## [Material]

────────────────────

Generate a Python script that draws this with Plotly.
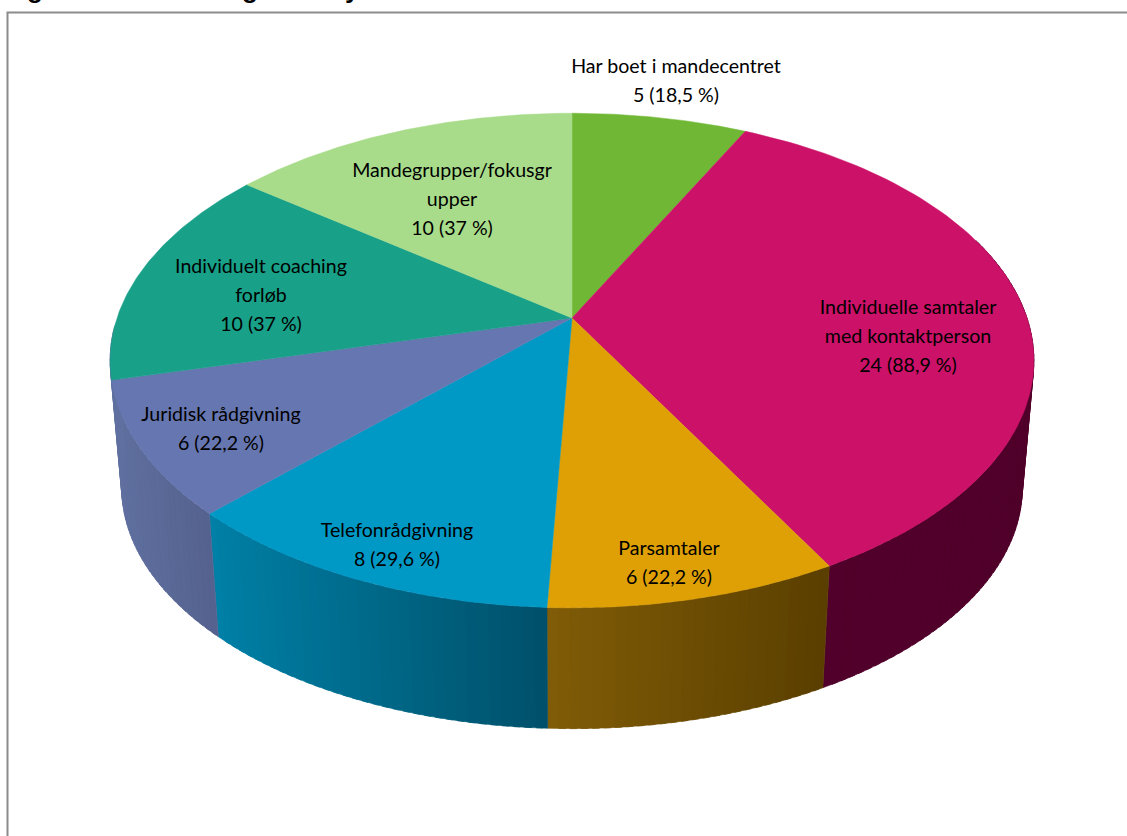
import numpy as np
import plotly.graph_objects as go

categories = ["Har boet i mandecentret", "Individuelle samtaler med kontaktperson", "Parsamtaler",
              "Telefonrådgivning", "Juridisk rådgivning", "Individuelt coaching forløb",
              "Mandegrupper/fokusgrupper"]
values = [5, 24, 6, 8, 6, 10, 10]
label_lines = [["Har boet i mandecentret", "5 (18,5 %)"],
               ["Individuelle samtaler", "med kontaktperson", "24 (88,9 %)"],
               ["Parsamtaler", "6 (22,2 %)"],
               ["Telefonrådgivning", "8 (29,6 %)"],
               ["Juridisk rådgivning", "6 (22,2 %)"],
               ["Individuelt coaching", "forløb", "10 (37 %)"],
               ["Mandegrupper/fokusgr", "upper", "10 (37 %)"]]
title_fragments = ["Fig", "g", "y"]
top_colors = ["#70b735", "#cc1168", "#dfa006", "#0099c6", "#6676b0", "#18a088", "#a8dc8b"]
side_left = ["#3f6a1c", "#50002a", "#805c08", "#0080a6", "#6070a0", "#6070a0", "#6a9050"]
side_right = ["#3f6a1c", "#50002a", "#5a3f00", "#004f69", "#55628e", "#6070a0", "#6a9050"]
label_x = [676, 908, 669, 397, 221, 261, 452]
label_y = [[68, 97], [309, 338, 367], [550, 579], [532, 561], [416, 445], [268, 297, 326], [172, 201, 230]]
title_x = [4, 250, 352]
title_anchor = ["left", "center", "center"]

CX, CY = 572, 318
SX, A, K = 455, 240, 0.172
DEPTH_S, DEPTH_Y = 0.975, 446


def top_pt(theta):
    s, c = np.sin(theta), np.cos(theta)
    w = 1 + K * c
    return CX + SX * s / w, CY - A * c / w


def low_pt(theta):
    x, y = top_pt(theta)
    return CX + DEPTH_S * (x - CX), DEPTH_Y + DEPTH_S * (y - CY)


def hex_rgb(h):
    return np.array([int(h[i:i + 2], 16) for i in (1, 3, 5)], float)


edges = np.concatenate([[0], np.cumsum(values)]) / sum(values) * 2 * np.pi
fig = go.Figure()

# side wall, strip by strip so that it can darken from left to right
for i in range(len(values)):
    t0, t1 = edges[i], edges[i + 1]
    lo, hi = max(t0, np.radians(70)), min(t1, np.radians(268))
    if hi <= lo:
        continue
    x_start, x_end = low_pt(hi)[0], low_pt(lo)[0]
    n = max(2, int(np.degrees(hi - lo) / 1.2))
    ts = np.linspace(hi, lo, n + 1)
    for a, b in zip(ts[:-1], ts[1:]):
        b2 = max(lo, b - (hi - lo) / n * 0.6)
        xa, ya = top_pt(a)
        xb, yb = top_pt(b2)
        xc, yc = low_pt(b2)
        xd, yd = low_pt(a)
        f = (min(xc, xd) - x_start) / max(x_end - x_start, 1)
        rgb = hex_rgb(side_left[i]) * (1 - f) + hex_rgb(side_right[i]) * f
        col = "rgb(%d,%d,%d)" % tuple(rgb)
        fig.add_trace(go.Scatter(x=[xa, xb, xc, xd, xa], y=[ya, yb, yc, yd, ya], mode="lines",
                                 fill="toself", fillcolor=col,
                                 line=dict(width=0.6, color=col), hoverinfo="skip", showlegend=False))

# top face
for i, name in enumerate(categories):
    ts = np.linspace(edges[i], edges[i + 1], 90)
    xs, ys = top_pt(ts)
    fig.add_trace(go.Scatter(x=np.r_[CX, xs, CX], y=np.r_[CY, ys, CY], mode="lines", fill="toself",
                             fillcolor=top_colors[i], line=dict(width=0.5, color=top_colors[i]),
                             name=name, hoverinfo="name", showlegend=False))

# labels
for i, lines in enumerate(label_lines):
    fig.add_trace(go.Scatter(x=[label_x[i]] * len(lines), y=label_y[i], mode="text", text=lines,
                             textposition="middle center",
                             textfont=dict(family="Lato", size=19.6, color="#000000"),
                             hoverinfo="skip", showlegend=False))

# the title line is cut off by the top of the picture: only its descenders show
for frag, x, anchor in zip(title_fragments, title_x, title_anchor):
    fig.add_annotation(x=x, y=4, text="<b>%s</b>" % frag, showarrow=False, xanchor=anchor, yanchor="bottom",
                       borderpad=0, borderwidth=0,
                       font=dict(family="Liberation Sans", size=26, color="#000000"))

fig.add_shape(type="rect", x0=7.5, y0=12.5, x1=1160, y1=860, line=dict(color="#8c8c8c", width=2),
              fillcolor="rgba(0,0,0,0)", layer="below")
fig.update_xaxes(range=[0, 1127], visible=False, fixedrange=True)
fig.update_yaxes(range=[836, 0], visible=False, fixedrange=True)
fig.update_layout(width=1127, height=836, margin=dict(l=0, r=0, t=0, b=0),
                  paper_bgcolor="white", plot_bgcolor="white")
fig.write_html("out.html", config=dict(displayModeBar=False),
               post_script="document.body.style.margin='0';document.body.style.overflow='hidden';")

────────────────────

## [Exercise directions]
Starting at the first line of the material, output exactly the lines up to and including the one with "import plotly.graph_objects as go". Do not include the pictures.

## [Task solution]
Generate a Python script that draws this with Plotly.
import numpy as np
import plotly.graph_objects as go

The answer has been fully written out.